La question est en permanence repoussée, et fait souvent malheureusement écho à d’autres films de guerre, mais en refusant de prendre position. C’est le cas notamment dans une scène concernant les ados soldats, qui fait furieusement écho à Full Metal Jacket, mais s’en tire par une pirouette. A la rigueur, je veux bien admettre que le personnage de Hugh Bonneville par son action et son destin pose une très vague réponse, mais c’est mince, très mince. Clooney conclut d’ailleurs quasiment son film en disant qu’en revenant de la guerre, tout le monde est retournée à sa vie en oubliant gentiment tout ça. Les vétérans apprécieront.

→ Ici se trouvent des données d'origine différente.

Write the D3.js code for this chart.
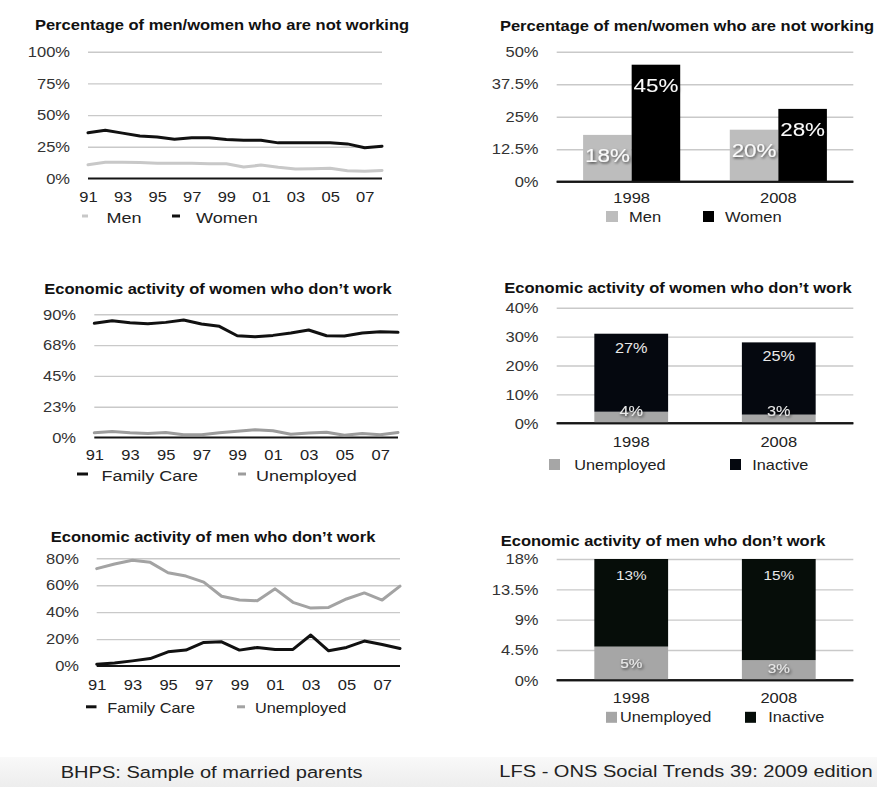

On retrouve vaguement un peu d’intérêt dans le générique de fin, en voyant les photos réelles de l’équipe posant devant les œuvres sauvées. C’est là qu’on comprend que Clooney est complètement passé à côté de son sujet, le côté humain, le rapport à la guerre et celui à l’art. Il n’arrive d’ailleurs à aucun moment à transmettre cette passion viscérale de ses personnages pour les œuvres, et rate tous les vrais moments d’émotion, pour leur préférer des clichés. La découverte d’un certain autoportrait de Rembrandt devrait notamment avoir été traité à l’émotion, pas en vignette comique.

Sans vrais personnages ni véritable conducteur dans son intrigue, le film nous mène pépère à sa conclusion dans le futur, façon Saving Private Ryan, avec la mémoire de ce qui ont survécu à la mission. Pas désagréable à regarder, mais sans aucune réflexion ou ambition, malheureusement. On s’y promène, on sourit, on rigole, mais on en sort sans avoir le souvenir de grand-chose de marquant. Pas désagréable, mais dommage. 

La minute sériephile : Hugh Bonneville, n’apparaît donc qu’en uniforme de lieutenant de l’armée britannique, comme dans la saison 2 de Downton pour ne dépayser personne. Mignon, mais je suis sûr que ce garçon pourra de nouveau un jour jouer autre chose.

La minute geek : c’est marrant, je savais pas qu’avec une radio de campagne, on pouvait discuter mieux qu’avec un réseau 3G, de pays à pays. Ils sont forts cette US Army.